# WHAT THE EXERCISE ASKS
Locate every line in the records below that contains the word "this", and copy each one.

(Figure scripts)
-*-
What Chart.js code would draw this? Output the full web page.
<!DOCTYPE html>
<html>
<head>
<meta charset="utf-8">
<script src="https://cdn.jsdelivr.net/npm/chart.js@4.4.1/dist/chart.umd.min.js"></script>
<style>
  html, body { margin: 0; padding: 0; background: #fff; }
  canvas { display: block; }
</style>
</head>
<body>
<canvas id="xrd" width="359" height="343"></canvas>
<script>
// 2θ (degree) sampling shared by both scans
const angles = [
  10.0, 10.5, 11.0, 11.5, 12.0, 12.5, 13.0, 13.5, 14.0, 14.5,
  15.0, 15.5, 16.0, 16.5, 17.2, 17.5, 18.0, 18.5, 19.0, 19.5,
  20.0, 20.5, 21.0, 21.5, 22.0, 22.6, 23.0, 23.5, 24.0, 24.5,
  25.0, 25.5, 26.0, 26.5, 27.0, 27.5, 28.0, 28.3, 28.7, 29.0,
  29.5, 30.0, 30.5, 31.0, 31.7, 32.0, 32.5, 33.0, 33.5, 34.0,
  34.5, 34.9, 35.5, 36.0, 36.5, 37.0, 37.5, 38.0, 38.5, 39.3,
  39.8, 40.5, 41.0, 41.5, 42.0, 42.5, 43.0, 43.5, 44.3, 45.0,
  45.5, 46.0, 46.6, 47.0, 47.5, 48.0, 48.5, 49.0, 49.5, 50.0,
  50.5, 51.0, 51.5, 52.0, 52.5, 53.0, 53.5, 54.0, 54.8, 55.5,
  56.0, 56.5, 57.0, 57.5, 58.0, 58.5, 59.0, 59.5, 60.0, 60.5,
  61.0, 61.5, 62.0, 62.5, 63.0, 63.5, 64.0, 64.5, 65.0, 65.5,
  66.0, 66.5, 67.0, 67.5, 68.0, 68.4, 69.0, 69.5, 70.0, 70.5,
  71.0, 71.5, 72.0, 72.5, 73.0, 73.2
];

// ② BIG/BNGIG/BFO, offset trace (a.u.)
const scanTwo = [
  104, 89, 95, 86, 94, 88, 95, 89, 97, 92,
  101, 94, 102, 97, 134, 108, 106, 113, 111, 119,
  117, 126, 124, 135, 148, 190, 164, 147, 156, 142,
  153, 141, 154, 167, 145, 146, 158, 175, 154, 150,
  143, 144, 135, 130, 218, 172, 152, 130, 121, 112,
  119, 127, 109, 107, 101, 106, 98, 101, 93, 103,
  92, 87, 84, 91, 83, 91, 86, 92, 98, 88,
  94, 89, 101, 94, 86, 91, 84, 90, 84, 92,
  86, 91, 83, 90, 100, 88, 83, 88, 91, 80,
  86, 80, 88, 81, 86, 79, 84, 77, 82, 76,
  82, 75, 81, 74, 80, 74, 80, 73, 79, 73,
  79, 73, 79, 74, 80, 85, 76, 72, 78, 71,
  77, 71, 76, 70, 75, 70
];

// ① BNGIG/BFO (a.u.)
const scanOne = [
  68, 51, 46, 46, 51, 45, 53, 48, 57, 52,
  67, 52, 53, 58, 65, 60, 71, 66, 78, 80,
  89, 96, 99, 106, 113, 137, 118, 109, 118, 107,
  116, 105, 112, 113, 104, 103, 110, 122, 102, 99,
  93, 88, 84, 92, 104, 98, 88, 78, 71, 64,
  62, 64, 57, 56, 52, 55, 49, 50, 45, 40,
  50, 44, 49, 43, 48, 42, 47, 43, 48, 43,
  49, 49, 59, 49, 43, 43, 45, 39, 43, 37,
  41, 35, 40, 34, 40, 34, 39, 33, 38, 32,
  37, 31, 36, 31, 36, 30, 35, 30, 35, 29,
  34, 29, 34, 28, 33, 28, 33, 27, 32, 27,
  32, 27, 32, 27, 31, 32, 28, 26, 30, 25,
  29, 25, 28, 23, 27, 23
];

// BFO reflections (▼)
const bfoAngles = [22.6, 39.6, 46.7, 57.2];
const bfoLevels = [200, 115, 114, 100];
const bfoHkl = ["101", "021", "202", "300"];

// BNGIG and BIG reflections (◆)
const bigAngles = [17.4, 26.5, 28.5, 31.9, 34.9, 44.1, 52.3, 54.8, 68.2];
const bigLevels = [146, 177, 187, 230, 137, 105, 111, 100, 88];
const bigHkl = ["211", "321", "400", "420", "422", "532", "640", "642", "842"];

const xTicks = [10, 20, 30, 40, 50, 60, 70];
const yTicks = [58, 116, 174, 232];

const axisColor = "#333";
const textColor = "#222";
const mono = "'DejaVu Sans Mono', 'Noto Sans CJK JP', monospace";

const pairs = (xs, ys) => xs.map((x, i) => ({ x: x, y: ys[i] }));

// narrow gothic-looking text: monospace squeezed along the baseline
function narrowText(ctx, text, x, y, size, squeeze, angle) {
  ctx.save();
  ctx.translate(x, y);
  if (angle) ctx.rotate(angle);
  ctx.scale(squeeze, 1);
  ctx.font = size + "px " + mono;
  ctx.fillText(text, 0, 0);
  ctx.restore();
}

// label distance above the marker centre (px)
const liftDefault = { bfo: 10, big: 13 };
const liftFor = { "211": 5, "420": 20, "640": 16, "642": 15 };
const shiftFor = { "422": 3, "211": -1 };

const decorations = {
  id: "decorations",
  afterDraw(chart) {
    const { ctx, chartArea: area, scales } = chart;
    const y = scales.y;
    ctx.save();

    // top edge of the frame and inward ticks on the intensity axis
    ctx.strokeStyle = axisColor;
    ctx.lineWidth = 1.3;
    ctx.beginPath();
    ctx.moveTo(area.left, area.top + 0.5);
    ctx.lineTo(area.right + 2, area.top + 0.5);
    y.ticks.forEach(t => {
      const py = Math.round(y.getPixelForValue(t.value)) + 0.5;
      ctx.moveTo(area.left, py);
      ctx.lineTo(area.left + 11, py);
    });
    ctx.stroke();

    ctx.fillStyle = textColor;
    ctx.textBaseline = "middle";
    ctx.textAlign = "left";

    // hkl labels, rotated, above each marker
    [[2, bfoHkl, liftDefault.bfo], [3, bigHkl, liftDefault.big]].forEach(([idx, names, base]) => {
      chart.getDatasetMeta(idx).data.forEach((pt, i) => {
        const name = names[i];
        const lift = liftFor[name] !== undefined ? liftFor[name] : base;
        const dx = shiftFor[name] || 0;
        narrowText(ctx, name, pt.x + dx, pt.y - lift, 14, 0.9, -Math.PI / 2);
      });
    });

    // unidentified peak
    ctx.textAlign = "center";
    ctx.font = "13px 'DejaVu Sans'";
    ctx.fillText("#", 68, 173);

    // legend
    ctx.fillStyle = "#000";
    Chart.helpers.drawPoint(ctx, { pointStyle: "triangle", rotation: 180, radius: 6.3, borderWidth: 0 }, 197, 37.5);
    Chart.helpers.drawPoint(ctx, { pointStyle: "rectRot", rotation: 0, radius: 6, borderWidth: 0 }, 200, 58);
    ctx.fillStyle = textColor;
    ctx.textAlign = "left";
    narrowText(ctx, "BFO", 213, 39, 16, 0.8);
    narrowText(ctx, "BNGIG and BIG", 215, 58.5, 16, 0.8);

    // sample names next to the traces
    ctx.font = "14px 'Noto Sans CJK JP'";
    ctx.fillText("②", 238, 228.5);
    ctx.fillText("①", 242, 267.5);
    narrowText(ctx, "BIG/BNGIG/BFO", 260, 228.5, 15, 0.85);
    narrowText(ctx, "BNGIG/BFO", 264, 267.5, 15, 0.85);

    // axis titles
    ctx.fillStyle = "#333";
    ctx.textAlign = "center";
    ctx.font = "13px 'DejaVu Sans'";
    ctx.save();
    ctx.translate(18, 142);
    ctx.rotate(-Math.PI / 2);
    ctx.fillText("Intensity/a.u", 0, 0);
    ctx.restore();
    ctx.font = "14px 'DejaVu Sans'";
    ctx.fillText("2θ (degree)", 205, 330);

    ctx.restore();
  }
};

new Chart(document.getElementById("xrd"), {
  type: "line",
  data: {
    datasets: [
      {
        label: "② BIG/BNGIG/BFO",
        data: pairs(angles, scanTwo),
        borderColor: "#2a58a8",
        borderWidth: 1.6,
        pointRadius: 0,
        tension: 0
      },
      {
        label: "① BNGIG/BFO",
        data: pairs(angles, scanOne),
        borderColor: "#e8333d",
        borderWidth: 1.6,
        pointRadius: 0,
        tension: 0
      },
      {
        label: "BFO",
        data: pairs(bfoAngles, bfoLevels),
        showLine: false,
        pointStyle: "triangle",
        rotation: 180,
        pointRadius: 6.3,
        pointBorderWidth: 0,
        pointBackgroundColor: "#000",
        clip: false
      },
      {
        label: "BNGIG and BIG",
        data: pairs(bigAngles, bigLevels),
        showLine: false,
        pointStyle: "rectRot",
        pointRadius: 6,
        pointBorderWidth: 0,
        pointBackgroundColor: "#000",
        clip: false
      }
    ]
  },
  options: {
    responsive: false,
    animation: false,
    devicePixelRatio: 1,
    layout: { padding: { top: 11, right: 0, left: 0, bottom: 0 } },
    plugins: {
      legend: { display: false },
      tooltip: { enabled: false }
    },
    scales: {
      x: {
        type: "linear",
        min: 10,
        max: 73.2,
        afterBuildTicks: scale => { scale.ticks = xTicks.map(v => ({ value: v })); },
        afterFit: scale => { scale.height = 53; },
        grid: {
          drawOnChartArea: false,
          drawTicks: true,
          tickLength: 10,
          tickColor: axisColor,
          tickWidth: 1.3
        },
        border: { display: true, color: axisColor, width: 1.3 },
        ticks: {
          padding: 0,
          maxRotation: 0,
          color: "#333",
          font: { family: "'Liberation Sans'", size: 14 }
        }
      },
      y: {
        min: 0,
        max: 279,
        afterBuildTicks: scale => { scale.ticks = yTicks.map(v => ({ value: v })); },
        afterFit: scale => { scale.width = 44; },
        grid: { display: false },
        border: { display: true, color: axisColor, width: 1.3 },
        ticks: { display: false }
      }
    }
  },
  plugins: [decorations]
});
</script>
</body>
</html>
-*-
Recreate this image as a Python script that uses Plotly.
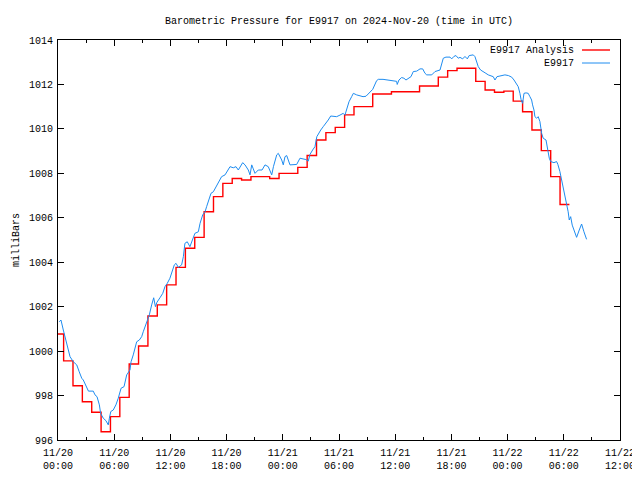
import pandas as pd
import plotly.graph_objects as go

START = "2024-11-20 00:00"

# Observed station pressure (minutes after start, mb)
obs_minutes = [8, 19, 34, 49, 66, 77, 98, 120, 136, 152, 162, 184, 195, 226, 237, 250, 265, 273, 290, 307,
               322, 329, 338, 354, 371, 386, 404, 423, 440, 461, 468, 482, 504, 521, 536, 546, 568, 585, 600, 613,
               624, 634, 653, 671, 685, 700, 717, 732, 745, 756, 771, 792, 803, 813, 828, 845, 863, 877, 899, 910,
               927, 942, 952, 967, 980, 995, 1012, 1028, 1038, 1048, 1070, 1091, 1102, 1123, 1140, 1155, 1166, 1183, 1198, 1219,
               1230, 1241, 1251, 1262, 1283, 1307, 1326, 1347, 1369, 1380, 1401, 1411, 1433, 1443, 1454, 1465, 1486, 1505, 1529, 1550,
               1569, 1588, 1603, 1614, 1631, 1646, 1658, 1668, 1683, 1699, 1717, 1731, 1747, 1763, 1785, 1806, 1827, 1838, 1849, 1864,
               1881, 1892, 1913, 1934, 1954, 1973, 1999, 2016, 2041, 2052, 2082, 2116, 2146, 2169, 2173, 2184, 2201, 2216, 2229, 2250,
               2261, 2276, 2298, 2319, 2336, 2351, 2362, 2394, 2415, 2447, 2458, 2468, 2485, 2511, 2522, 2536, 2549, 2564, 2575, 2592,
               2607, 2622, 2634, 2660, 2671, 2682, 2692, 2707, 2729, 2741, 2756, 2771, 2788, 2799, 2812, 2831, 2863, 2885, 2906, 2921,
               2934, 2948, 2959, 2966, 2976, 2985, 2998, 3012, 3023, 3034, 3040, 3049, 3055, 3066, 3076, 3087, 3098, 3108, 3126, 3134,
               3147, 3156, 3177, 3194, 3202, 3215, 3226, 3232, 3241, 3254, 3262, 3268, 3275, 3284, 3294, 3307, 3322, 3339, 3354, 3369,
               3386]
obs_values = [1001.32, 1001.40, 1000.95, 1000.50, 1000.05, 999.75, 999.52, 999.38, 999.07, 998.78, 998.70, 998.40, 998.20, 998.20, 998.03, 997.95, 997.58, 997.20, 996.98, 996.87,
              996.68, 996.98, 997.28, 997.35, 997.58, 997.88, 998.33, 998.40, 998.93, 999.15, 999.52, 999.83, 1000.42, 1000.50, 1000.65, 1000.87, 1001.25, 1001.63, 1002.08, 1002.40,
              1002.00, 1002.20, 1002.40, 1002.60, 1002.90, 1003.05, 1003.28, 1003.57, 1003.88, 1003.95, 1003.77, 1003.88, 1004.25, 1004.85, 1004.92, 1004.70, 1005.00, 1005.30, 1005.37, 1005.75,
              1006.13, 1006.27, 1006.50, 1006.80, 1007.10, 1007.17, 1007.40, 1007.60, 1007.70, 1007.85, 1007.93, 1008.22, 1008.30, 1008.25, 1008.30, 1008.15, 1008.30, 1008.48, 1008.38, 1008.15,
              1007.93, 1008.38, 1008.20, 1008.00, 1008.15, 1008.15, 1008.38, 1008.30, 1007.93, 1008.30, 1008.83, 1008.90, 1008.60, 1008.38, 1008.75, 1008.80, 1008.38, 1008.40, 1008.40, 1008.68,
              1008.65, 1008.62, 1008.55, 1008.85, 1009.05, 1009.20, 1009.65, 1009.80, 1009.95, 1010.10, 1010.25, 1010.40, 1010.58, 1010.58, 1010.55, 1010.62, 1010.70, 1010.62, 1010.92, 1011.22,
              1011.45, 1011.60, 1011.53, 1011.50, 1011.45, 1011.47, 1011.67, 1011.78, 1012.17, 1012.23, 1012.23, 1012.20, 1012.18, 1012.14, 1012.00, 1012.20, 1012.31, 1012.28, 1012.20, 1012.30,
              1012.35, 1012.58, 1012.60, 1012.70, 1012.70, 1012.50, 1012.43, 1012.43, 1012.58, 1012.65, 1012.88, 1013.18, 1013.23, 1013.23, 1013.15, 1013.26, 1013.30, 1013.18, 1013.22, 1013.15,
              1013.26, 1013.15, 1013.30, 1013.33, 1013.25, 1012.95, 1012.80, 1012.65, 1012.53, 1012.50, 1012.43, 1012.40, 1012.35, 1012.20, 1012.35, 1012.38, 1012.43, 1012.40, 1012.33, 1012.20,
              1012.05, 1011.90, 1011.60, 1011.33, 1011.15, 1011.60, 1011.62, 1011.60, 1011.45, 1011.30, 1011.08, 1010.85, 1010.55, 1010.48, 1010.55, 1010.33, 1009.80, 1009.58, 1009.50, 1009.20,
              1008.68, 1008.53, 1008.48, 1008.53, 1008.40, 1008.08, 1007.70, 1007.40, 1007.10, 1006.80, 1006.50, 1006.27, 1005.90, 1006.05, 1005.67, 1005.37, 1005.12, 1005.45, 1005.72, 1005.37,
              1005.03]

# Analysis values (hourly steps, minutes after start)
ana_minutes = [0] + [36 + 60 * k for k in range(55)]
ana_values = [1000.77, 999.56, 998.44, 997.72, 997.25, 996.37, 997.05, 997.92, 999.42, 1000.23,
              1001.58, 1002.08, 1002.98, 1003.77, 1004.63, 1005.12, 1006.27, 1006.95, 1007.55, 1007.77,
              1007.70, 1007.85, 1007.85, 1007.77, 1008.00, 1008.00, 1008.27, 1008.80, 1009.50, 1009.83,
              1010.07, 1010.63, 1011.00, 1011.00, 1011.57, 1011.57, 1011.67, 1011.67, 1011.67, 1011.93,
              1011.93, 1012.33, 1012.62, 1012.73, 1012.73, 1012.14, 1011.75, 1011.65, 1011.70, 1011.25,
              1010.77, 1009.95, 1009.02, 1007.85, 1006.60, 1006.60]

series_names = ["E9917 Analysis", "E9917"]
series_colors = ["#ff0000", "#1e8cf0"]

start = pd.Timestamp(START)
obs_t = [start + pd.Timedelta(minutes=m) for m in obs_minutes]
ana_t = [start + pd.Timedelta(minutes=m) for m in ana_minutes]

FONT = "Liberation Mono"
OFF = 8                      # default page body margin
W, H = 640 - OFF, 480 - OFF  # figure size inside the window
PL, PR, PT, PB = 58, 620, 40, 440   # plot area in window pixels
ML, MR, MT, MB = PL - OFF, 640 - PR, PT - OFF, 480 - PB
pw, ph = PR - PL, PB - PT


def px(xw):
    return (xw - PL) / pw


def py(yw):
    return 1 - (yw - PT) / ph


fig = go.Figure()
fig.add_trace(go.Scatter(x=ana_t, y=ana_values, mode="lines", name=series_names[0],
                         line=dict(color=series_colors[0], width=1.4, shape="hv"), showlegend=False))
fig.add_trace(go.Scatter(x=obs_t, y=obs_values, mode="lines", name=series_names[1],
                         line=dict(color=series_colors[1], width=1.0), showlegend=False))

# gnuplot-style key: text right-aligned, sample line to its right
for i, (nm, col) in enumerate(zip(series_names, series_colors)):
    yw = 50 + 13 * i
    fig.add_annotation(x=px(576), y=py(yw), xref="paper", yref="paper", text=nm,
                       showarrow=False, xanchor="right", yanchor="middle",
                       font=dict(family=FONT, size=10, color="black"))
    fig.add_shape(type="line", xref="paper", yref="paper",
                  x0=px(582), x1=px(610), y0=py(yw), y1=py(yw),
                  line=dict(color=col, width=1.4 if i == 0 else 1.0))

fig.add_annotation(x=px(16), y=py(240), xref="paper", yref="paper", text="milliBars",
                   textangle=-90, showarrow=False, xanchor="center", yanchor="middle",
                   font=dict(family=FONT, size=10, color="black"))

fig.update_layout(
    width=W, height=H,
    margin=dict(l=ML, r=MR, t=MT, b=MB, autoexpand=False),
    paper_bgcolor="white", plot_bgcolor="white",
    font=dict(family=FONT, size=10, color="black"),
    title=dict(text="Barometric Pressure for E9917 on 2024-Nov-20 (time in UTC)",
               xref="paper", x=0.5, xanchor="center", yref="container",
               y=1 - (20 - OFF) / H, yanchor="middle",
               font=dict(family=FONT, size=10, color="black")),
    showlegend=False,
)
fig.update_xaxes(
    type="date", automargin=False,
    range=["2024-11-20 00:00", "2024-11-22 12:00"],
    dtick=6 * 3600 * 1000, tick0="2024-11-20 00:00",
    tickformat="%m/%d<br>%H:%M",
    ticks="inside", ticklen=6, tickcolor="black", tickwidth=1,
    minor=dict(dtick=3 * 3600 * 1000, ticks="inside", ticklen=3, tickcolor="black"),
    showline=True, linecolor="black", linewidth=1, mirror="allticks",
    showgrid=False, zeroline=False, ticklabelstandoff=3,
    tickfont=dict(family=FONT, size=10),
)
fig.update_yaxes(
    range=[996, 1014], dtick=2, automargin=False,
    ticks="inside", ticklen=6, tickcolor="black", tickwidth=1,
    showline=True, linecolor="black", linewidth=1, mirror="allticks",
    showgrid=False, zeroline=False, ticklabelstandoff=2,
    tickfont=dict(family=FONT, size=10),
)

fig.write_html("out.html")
-*-
# FINAL RESULT
What Chart.js code would draw this? Output the full web page.
Recreate this image as a Python script that uses Plotly.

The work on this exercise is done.